Für das laufende Jahr wird nun eine sinkende Wirtschaftsleistung erwartet, für das kommende Jahr nur ein kleines Plus. Die Wirtschaft tritt weiter auf der Stelle. Die Institute erwarten für dieses Jahr einen Rückgang des Bruttoinlandsprodukts in Deutschland um 0,1 Prozent. Für die kommenden beiden Jahre wird nur eine schwache Erholung mit Zuwächsen von 0,8 Prozent im Jahr 2025 und 1,3 Prozent im Jahr 2026 erwartet.
Im Frühjahr hatten die Institute für 2024 noch ein minimales Plus von 0,1 Prozent vorhergesagt und für 2025 mit einem Wachstum von 1,4 Prozent gerechnet. Eine „schwungvolle Erholung“ sei nicht zu erwarten, sagte Geraldine Dany-Knedlik, Konjunkturexpertin des Deutschen Instituts für Wirtschaftsforschung. Im Gegenteil: Vor allem der Fachkräftemangel bremst mittel- und langfristig das Wachstum.
Wenig Investitionen und Strukturprobleme
Das nach wie vor hohe Zinsniveau und die hohe wirtschafts- und geopolitische Unsicherheit belasten laut der „Gemeinschaftsdiagnose“ die Investitionstätigkeit der Unternehmen. Immerhin: Die längere Zeit hohe Inflation ist deutlich gesunken. Die Institute erwarten in diesem Jahr einen Anstieg der Verbraucherpreise von 2,2 Prozent und 2,0 Prozent im Jahr 2025.
Der Export als Zugpferd der deutschen Wirtschaft schwächelt. Zunehmende Konkurrenz durch hochwertige Industriegüter aus China verdrängten deutsche Exporte auf den Weltmärkten, so die Institute. Außerdem gibt es viele strukturelle Probleme: So belasten im internationalen Vergleich hohe Energiepreise viele deutsche Firmen.

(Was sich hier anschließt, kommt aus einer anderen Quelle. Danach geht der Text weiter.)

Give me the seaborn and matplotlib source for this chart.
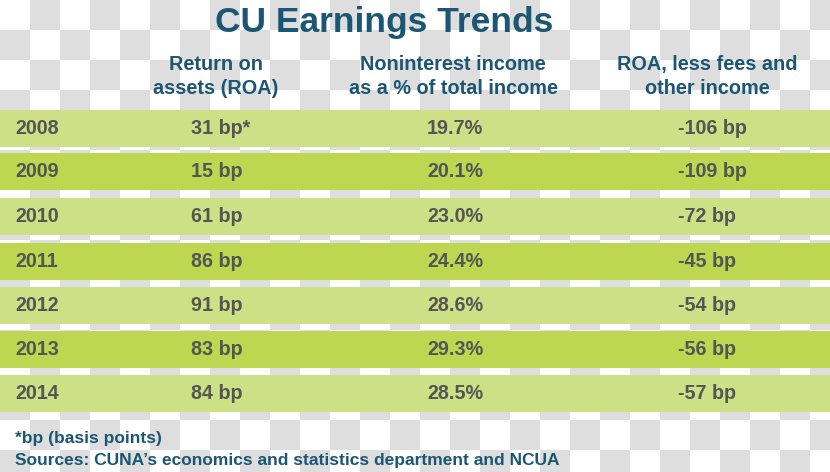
import numpy as np
import pandas as pd
import matplotlib
import matplotlib.pyplot as plt
from matplotlib.colors import ListedColormap
import seaborn as sns

# table content
years = ["2008", "2009", "2010", "2011", "2012", "2013", "2014"]
roa = ["31 bp*", "15 bp", "61 bp", "86 bp", "91 bp", "83 bp", "84 bp"]
nonint_share = ["19.7%", "20.1%", "23.0%", "24.4%", "28.6%", "29.3%", "28.5%"]
roa_less_fees = ["-106 bp", "-109 bp", "-72 bp", "-45 bp", "-54 bp", "-56 bp", "-57 bp"]
headers = ["Return on\nassets (ROA)", "Noninterest income\nas a % of total income",
           "ROA, less fees and\nother income"]
title = "CU Earnings Trends"
footnote = "*bp (basis points)"
sources = "Sources: CUNA\u2019s economics and statistics department and NCUA"

# layout in pixel units
W, H = 830, 472
band_top = [110, 153, 198, 243, 287, 331, 375]
band_h = 37
blue = "#1b5674"
grey_text = "#555555"

sns.set_theme(style="white")
plt.rcParams["font.family"] = ["Liberation Sans", "DejaVu Sans"]

fig = plt.figure(figsize=(W / 100, H / 100), dpi=100)
ax = fig.add_axes([0, 0, 1, 1])

# checkerboard backdrop
sq = 30
nr, nc = H // sq + 1, W // sq + 1
checker = (np.add.outer(np.arange(nr), np.arange(nc)) % 2).astype(float)
ax.imshow(checker, cmap=ListedColormap(["#ffffff", "#dedede"]),
          extent=(0, nc * sq, nr * sq, 0), interpolation="nearest", zorder=0)

df = pd.DataFrame({
    "year": years,
    "center": [t + band_h / 2 for t in band_top],
    "span": W,
    "shade": ["light" if i % 2 == 0 else "dark" for i in range(len(years))],
})
sns.barplot(data=df, x="span", y="center", hue="shade", orient="h",
            native_scale=True, dodge=False, width=band_h / 43, saturation=1,
            palette={"light": "#cde085", "dark": "#bed650"},
            legend=False, errorbar=None, ax=ax, zorder=1, linewidth=0)

ax.set_xlim(0, W)
ax.set_ylim(H, 0)
ax.set_axis_off()

ax.text(384, 32, title, ha="center", va="baseline", fontsize=25.5,
        fontweight="bold", color=blue)
for x, h in zip([216, 453, 707], headers):
    l1, l2 = h.split("\n")
    ax.text(x, 70, l1, ha="center", va="baseline", fontsize=14.3,
            fontweight="bold", color=blue)
    ax.text(x, 93.5, l2, ha="center", va="baseline", fontsize=14.3,
            fontweight="bold", color=blue)

for i, top in enumerate(band_top):
    base = top + 24
    for x, val in zip([15, 191, 427, 678],
                      [years[i], roa[i], nonint_share[i], roa_less_fees[i]]):
        ax.text(x, base, val, ha="left", va="baseline", fontsize=14.2,
                fontweight="bold", color=grey_text, zorder=3)

ax.text(15, 443, footnote, ha="left", va="baseline", fontsize=12.5,
        fontweight="bold", color=blue)
ax.text(15, 465, sources, ha="left", va="baseline", fontsize=12.5,
        fontweight="bold", color=blue)

plt.savefig("out.png", dpi=100)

Die Produktion energieintensiver Industrien liegt laut der „Gemeinschaftsdiagnose“ der Institute etwa 15 Prozent unter dem Niveau des Jahres 2021. Unternehmen beklagen außerdem eine ausufernde Bürokratie, zu viele Vorgaben zum Beispiel in der Klimapolitik oder lange Planungs- und Genehmigungsverfahren.
Stimmung in den Unternehmen ist schlecht
Viele Unternehmen stecken in einem Strukturwandel – hin zu einer klimafreundlicheren Produktionsweise. Hohe Energiepreise und andere Probleme aber belasten den Umbau. Industriepräsident Siegfried Russwurm sagte vor kurzem, das Risiko einer De-Industrialisierung durch die stille Abwanderung und Aufgabe gerade vieler Mittelständler nehme kontinuierlich zu und sei teils schon eingetreten.
„Die Stimmung in einer wachsenden Zahl von Unternehmen in allen Regionen unseres Landes ist dramatisch schlecht“, sagte der Präsident der Deutschen Industrie- und Handelskammer, Peter Adrian. „Mich erreichen immer mehr Hilferufe von Betrieben, die vor dem Aus stehen.“
Ampel-Koalition sorgt für Unsicherheit
Die Wirtschaftsforschungsinstitute blicken kritisch auf den Zustand der Ampel-Koalition aus SPD, Grünen und FDP angesichts auch von öffentlich ausgetragenen Dauerstreitigkeiten. Es gebe einen „weiteren deutlichen Anstieg der politischen Unsicherheit“, so die Institute. Obwohl die Bundesregierung einen Haushaltsentwurf für das Jahr 2025 verabschiedet habe, bleibe die Sorge über eine mögliche „Handlungsunfähigkeit“ der Regierungskoalition.
Die Bundesregierung will mit einer „Wachstumsinitiative“ die Konjunktur ankurbeln. Erwartung der Regierung: Das Wachstumspaket könnte im nächsten Jahr zu einem zusätzlichen Wachstum von mehr als einem halben Prozent führen.
Das sehen die Institute nicht. Zwar biete die „Wachstumsinitiative“ einige gute Ansätze. Diese seien aber noch längst nicht umgesetzt. Es handle sich zudem um viele kleinteilige Maßnahmen, sagte Oliver Holtemöller vom Leibniz-Institut für Wirtschaftsforschung Halle. Mit dem Paket werde man das Ruder nicht umreißen lassen.